Key Trends in Bitcoin's Institutional Adoption Ahead
Saylor just put a timestamp on institutional dominance. In a sweeping outlook, the Strategy founder argues Bitcoin's next decade belongs to capital flows — ETFs, sovereign reserves, bank lending, corporate treasuries — not the four-year halving cycle.

What Saylor actually said
Strip the marketing, and the thesis is mechanical. Saylor frames Bitcoin's base layer as the settlement and collateral rail for digital lending, treasury reserves, and ownership transfers. Innovation moves up-stack — wallets, Lightning, sidechains, custodial products, digital credit. The protocol itself freezes: any change needs near-unanimous consensus.
That means the real action for leverage traders happens at the institutional interface layer. ETFs, corporate treasury products, BTC-backed loans, derivatives, insurance wrappers. The four-year cycle, Saylor says, loses its grip. Capital scale replaces halving as the dominant market driver.

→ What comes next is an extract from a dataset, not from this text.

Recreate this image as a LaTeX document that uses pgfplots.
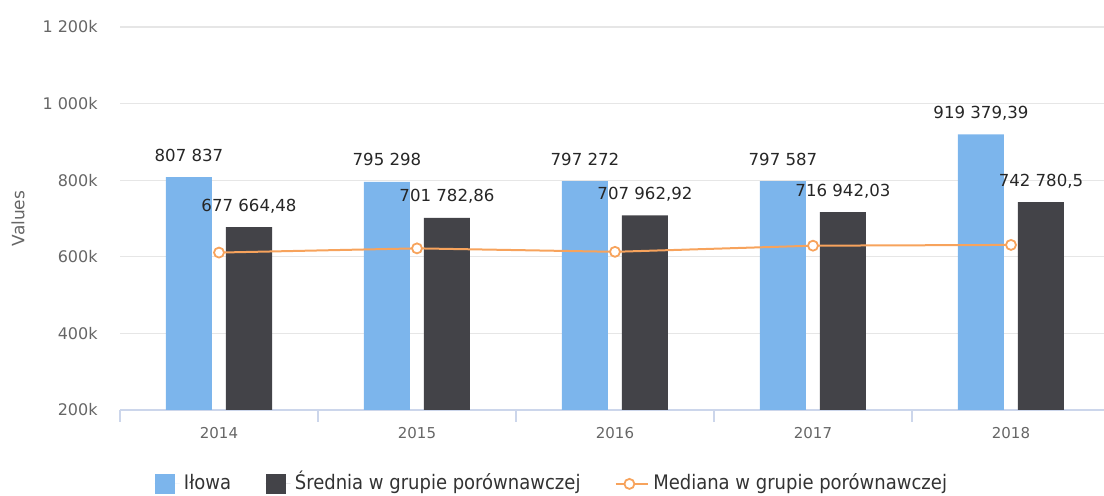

He also named the structural risks out loud: protocol compromise, paper BTC overhang, custodial centralization, regulatory pressure on infrastructure, and miner fee economics once block rewards keep grinding down. Not vague warnings — specific failure modes.
The counterparty question nobody wants to answer
This is where it gets uncomfortable for anyone running size on a CEX. Saylor explicitly called out transparency, reserve verification, risk management, capital structure, and counterparty control as the things that will matter most as institutional flows land.
I don't need to theorize. I watch order books. When a venue starts waving the institutional adoption flag, the first things I check are third-party proof-of-reserves attestation, liquidation engine behavior under thin liquidity, and withdrawal throttling during stress events. Saylor's own list — paper BTC, custodial centralization — is the same list of failure modes that have vaporized retail capital in every previous cycle. The difference now is that the "paper" is being printed at institutional scale.
Plenty of plumbing is being laid in parallel. The UK FCA has reportedly published a cryptocurrency framework aimed at enhancing global liquidity and institutional adoption, per Bitget's coverage. The Block has published a breakdown of how BlackRock, Fidelity, and other major players have embraced BTC. The regulatory and capital infrastructure is being wired in real time.
What I'm tracking next
Bitcoin as collateral for digital lending is the structural trade to watch. If Saylor's framing holds and BTC becomes the primary reserve asset for lending markets, settlement layers, and sovereign treasuries over the coming decade, the venues that survive will be the ones that prove solvency under load — not the ones with the slickest onboarding funnel.
Order book depth, latency, and liquidation engine integrity become the only metrics that matter. Everything else is marketing.